尾身氏がコロナワクチンは「残念ながら感染予防効果はあまりない」と発言した意味とは(つのだよしお/アフロ)

 コロナワクチンの有効性について問われて、「残念ながら感染予防効果はあまりない」と明言したのだ。これに対して、「感染を予防すると言っていたじゃないか」などの批判が続いている。この発言を理解するためには、コロナワクチンをめぐる経緯を思い出す必要がある。

唯一の希望がワクチンだった感染拡大初期

 2020年初頭、中国・武漢で発生した未知のウイルス感染は、瞬く間に世界的な脅威へと姿を変えた。1月31日には世界保健機関(WHO) が 「国際的に懸念される公衆衛生上の緊急事態」とするパンデミック宣言を発し、4月2日には世界の感染者数が100万人を突破して、日本での感染も瞬く間に拡大した。
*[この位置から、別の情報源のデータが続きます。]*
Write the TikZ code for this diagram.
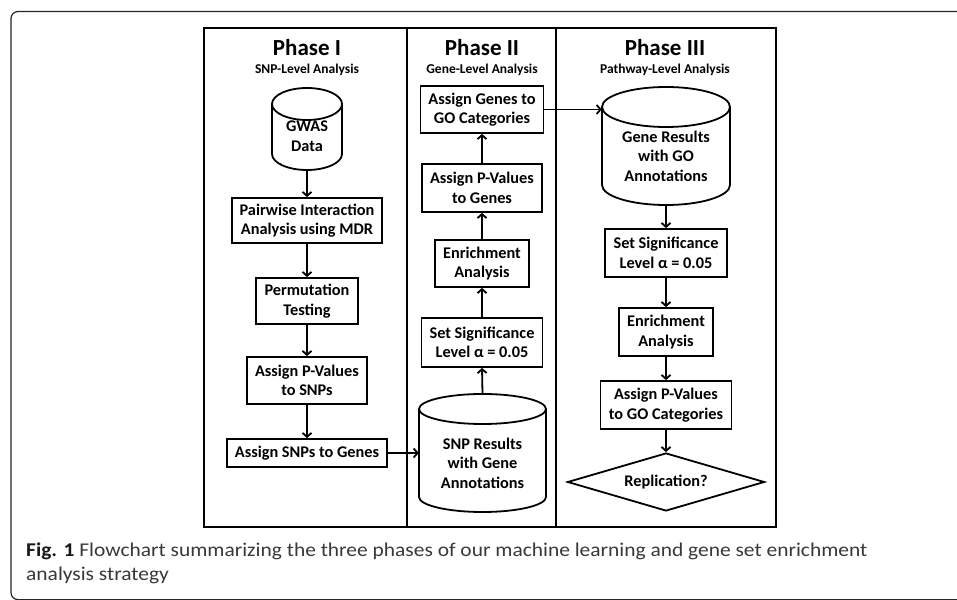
\documentclass[tikz,border=0pt]{standalone}
\usepackage{fontspec}
\setmainfont{Carlito}
\newfontfamily\capfont[FakeStretch=1.1]{Carlito}
\usetikzlibrary{arrows.meta,shapes.geometric,calc}
\newcommand\dbcyl[6]{% name, cx, Ytop, Ybot, rx, ry
  \node[inner sep=0pt, minimum width={2*#5}, minimum height={#3-#4}] (#1) at ({#2},{(#3+#4)/2}) {};
  \draw[lw] ({#2},{#3-#6}) ellipse[x radius=#5, y radius=#6];
  \draw[lw] ({#2-#5},{#3-#6}) -- ({#2-#5},{#4+#6}) arc[start angle=180, end angle=360, x radius=#5, y radius=#6] -- ({#2+#5},{#3-#6});
}
\begin{document}
\begin{tikzpicture}[x=1pt,y=1pt,
  lw/.style={draw=black, line width=1.8pt},
  bx/.style={lw, inner sep=0pt, align=center, font=\fontsize{16.3}{19.5}\selectfont\bfseries},
  txt/.style={inner sep=0pt, align=center, font=\fontsize{16.3}{19.5}\selectfont\bfseries},
  head/.style={inner sep=0pt, font=\fontsize{23}{26}\selectfont\bfseries},
  sub/.style={inner sep=0pt, font=\fontsize{13.5}{15}\selectfont\bfseries},
  arr/.style={line width=1.8pt, -{Straight Barb[length=4pt,width=9pt]}},
  captxt/.style={inner sep=0pt, align=left, anchor=base west, text=black!78, font=\capfont\fontsize{19.5}{24}\selectfont}]
\useasboundingbox (0,0) rectangle (957,599);
\clip (0,0) rectangle (957,599);
% outer frame
\draw[line width=1.2pt, draw=black!85, rounded corners=7pt] (962,587.5) -- (11,587.5) -- (11,-0.6) -- (962,-0.6);
% inner frame and dividers
\draw[lw] (204,571) rectangle (776,72);
\draw[lw] (407,571) -- (407,72);
\draw[lw] (556,571) -- (556,72);
% headings
\node[head] (h1) at (307,551) {Phase I};
\node[sub]  (s1) at (307,529) {SNP-Level Analysis};
\node[head] (h2) at (482,551) {Phase II};
\node[sub]  (s2) at (482,529) {Gene-Level Analysis};
\node[head] (h3) at (665,551) {Phase III};
\node[sub]  (s3) at (665,529) {Pathway-Level Analysis};
% Phase I
\dbcyl{gwas}{307}{511}{429}{35}{16}
\node[txt] (gwasT) at (307,463) {GWAS\\Data};
\node[bx, minimum width=150, minimum height=45] (pw) at (307,378.5) {Pairwise Interaction\\Analysis using MDR};
\node[bx, minimum width=102, minimum height=46] (perm) at (307,298) {Permutation\\Testing};
\node[bx, minimum width=120, minimum height=47] (ap1) at (307,218.5) {Assign P-Values\\to SNPs};
\node[bx, minimum width=160, minimum height=28] (asg) at (307,146) {Assign SNPs to Genes};
% Phase II
\node[bx, minimum width=123, minimum height=47] (goc) at (482,489.5) {Assign Genes to\\GO Categories};
\node[bx, minimum width=120, minimum height=48] (apg) at (482,411) {Assign P-Values\\to Genes};
\node[bx, minimum width=94, minimum height=47] (enr2) at (482,335.5) {Enrichment\\Analysis};
\node[bx, minimum width=121, minimum height=49] (sig2) at (482,256.5) {Set Significance\\Level α = 0.05};
\dbcyl{snpres}{482.5}{205}{87}{63.5}{15}
\node[txt] (snpresT) at (482.5,136) {SNP Results\\with Gene\\Annotations};
% Phase III
\dbcyl{gene}{666}{512}{394}{64}{20}
\node[txt] (geneT) at (666,443) {Gene Results\\with GO\\Annotations};
\node[bx, minimum width=122, minimum height=48] (sig3) at (666,346) {Set Significance\\Level α = 0.05};
\node[bx, minimum width=94, minimum height=48] (enr3) at (666,267) {Enrichment\\Analysis};
\node[bx, minimum width=131, minimum height=48] (apgo) at (666,194) {Assign P-Values\\to GO Categories};
\node[bx, diamond, aspect=3.4, minimum width=197, minimum height=58] (repl) at (666,117) {Replication?};
% connectors
\draw[arr] (gwas.south) -- (pw.north);
\draw[arr] (pw.south) -- (perm.north);
\draw[arr] (perm.south) -- (ap1.north);
\draw[arr] (ap1.south) -- (asg.north);
\draw[arr] (asg.east) -- (asg.east -| snpres.west);
\draw[arr] (snpres.north) -- (sig2.south);
\draw[arr] (sig2.north) -- (enr2.south);
\draw[arr] (enr2.north) -- (apg.south);
\draw[arr] (apg.north) -- (goc.south);
\draw[arr] (goc.east) -- (goc.east -| gene.west);
\draw[arr] (gene.south) -- (sig3.north);
\draw[arr] (sig3.south) -- (enr3.north);
\draw[arr] (enr3.south) -- (apgo.north);
\draw[arr] (apgo.south) -- (repl.north);
% caption
\node[captxt] (caption) at (26,19) {{\bfseries\color{black!90}Fig. 1} Flowchart summarizing the three phases of our machine learning and gene set enrichment\\analysis strategy};
\end{tikzpicture}
\end{document}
 ところが、この目に見えない強力な敵と戦う武器は、マスク、手洗い、3蜜防止という、その効果も不確実な手段しかなく、しかも瞬く間にマスクと消毒剤の不足が深刻化し、人々が店頭に殺到する光景は日常となった。

 この絶望的な暗黒の中で、唯一の希望がワクチンだった。象徴的なのが、20年に発表された米トランプ政権の「ワープ・スピード作戦」である。これは、第二次世界大戦中の原子爆弾開発計画「マンハッタン計画」になぞらえた、政府機関、軍、民間企業を総動員してワクチン開発を加速させる国家的な試みであり、その目的は1年以内に、安全で有効なワクチン数億回分を、米国民に供給することだった。

 臨床試験の結果が出る前に、並行してワクチンの大量生産の準備を進め、開発に失敗したときのリスクを政府が負担することとし、さらにmRNAワクチンという最新技術が使われた。これは製薬企業のリスクを軽減し、開発を促進するための戦略的な賭けであった。

 その効果は驚異的で、通常は数年かかるワクチン開発を1年以内に短縮し、20年半ばにはファイザー、モデルナ、アストラゼネカといった大手製薬企業のワクチン約20種類が臨床試験に進んだ。これを見て各国政府はワクチンの開発支援と並行して大規模な事前購入契約を締結しようとして、国際的な競争が起こった。

 米国政府は、ファイザー/ビオンテックとモデルナにそれぞれ約60億ドルを含む、総額190億ドル以上を拠出し、ドイツ政府も、国内企業に対し、総額7億5000万ユーロの支援を表明した。

 日本もこの世界的な潮流に乗り遅れることはなかった。政府は「ワクチン生産体制等緊急整備事業」を立ち上げ、塩野義製薬に約223億円、武田薬品工業(ノババックス社からの技術導入)に約301億円など、巨額の補助金を投じた。

 さらに政府は、20年10月にモデルナ社と5000万回分、12月にアストラゼネカ社と1億2000万回分、そして21年1月にはファイザー社と1億4400万回分(最終的に追加契約含め1億9400万回分)の事前購入契約を締結した。その結果、ファイザー社は21年に売上高が約9兆円に倍増し、世界の製薬会社ランキングで首位に躍り出るなど、空前の利益がもたらされた。